From the 2000 census, 237 or 89.8% were Roman Catholic, while 9 or 3.4% belonged to the Swiss Reformed Church. Of the rest of the population, there were 18 individuals (or about 6.82% of the population) who belonged to another Christian church. There was 1 individual who was Islamic. 6 (or about 2.27% of the population) belonged to no church, are agnostic or atheist, and 2 individuals (or about 0.76% of the population) did not answer the question.

==Education==

In Saulcy about 86 or (32.6%) of the population have completed non-mandatory upper secondary education, and 14 or (5.3%) have completed additional higher education (either university or a Fachhochschule). Of the 14 who completed tertiary schooling, 57.1% were Swiss men, 35.7% were Swiss women.

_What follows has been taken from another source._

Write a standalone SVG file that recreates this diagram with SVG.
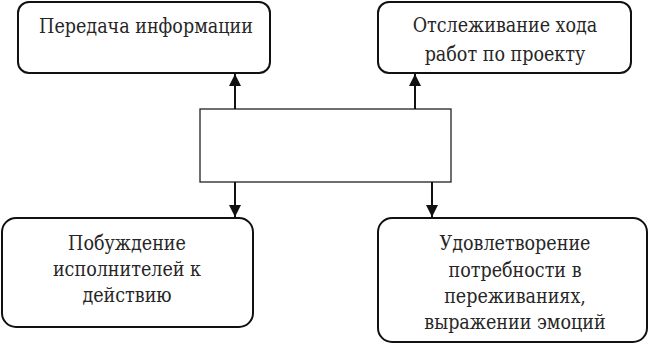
<svg xmlns="http://www.w3.org/2000/svg" width="650" height="351" viewBox="0 0 650 351">
<defs>
<style>
.box{fill:#fff;stroke:#111;stroke-width:2}
.t{font-family:'DejaVu Serif Condensed','DejaVu Serif',serif;font-stretch:condensed;font-size:19.5px;fill:#262626;text-anchor:middle}
.c{stroke:#111;stroke-width:2;fill:none}
</style>
<marker id="ah" markerWidth="12" markerHeight="12" viewBox="0 0 12 12" refX="12" refY="6" orient="auto" markerUnits="userSpaceOnUse">
<path d="M0,0 L12,6 L0,12 Z" fill="#111"/>
</marker>
</defs>
<rect width="650" height="351" fill="#fff"/>
<g id="n1"><rect class="box" x="18" y="2" width="252" height="71" rx="11"/>
<text class="t" x="146" y="33">Передача информации</text></g>
<g id="n2"><rect class="box" x="378" y="2" width="253" height="71" rx="11"/>
<text class="t" x="505" y="32">Отслеживание хода</text>
<text class="t" x="505" y="61">работ по проекту</text></g>
<g id="center"><rect x="200" y="109" width="251" height="73" fill="#fff" stroke="#222" stroke-width="1.3"/></g>
<g id="n3"><rect class="box" x="2" y="218" width="251" height="109" rx="14"/>
<text class="t" x="127" y="250">Побуждение</text>
<text class="t" x="127" y="276">исполнителей к</text>
<text class="t" x="127" y="302">действию</text></g>
<g id="n4"><rect class="box" x="378" y="218" width="269" height="124" rx="14"/>
<text class="t" x="515" y="250">Удовлетворение</text>
<text class="t" x="515" y="277">потребности в</text>
<text class="t" x="515" y="303">переживаниях,</text>
<text class="t" x="515" y="329">выражении эмоций</text></g>
<g id="connectors">
<line class="c" x1="235" y1="109" x2="235" y2="74" marker-end="url(#ah)"/>
<line class="c" x1="415" y1="109" x2="415" y2="74" marker-end="url(#ah)"/>
<line class="c" x1="235" y1="182" x2="235" y2="217" marker-end="url(#ah)"/>
<line class="c" x1="432" y1="182" x2="432" y2="217" marker-end="url(#ah)"/>
</g>
</svg>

The Canton of Jura school system provides two year of non-obligatory Kindergarten, followed by six years of Primary school. This is followed by three years of obligatory lower Secondary school where the students are separated according to ability and aptitude. Following the lower Secondary students may attend a three or four year optional upper Secondary school followed by some form of Tertiary school or they may enter an apprenticeship.

During the 2009-10 school year, there were a total of 19 students attending 2 classes in Saulcy. There were no kindergarten classes in the municipality. The municipality had 2 primary classes and 19 students. There are only nine Secondary schools in the canton, so all the students from Saulcy attend their secondary school in another municipality.

As of 2000, there were 29 students from Saulcy who attended schools outside the municipality.